== CHALLENGE ==
Print the material below exactly as it stands, please, from its first line to the line holding "from matplotlib.ticker import FixedLocator", with no pictures.

[Start of AVAILABLE DATA]

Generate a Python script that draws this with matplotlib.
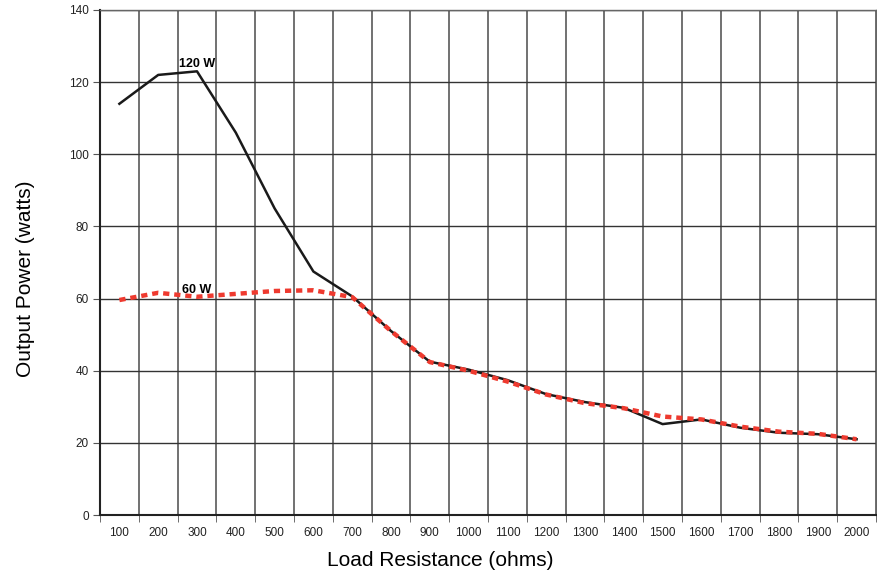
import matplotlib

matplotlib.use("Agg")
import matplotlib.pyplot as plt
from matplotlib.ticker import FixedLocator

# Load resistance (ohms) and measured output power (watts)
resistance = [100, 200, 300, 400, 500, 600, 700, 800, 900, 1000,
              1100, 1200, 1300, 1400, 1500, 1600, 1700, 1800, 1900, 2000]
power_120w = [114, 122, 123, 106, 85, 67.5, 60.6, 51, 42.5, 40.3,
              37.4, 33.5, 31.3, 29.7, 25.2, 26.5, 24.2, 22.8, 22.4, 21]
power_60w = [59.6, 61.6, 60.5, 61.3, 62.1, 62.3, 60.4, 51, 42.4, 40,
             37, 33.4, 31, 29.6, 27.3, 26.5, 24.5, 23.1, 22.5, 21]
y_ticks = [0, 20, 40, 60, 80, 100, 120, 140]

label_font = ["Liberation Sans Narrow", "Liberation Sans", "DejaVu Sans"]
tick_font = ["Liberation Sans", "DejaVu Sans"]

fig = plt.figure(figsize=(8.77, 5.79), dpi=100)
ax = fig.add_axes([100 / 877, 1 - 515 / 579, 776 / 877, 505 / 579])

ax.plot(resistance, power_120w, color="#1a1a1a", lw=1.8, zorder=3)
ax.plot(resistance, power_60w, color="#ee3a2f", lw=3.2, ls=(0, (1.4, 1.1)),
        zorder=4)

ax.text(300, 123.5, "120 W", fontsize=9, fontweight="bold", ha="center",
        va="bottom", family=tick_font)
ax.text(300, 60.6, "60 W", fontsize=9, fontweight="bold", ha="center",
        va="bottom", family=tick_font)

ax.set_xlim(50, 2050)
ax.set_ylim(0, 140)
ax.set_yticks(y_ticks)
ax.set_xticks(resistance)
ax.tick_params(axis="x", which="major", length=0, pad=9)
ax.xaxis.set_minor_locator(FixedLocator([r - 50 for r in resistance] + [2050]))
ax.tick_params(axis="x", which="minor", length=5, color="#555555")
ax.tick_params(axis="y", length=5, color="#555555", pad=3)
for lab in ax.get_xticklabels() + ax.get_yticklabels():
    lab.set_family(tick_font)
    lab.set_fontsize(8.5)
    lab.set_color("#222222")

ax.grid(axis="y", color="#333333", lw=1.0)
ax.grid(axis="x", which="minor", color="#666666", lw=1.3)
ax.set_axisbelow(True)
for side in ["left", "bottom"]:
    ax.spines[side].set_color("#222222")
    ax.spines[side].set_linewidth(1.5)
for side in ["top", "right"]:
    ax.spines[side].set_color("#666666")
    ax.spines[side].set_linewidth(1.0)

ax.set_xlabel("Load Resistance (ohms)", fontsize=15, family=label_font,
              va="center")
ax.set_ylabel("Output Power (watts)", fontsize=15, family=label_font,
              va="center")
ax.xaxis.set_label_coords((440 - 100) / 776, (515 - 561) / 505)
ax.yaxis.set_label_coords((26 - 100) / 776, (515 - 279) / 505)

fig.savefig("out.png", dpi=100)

[End of AVAILABLE DATA]

== SOLUTION ==
Generate a Python script that draws this with matplotlib.
import matplotlib

matplotlib.use("Agg")
import matplotlib.pyplot as plt
from matplotlib.ticker import FixedLocator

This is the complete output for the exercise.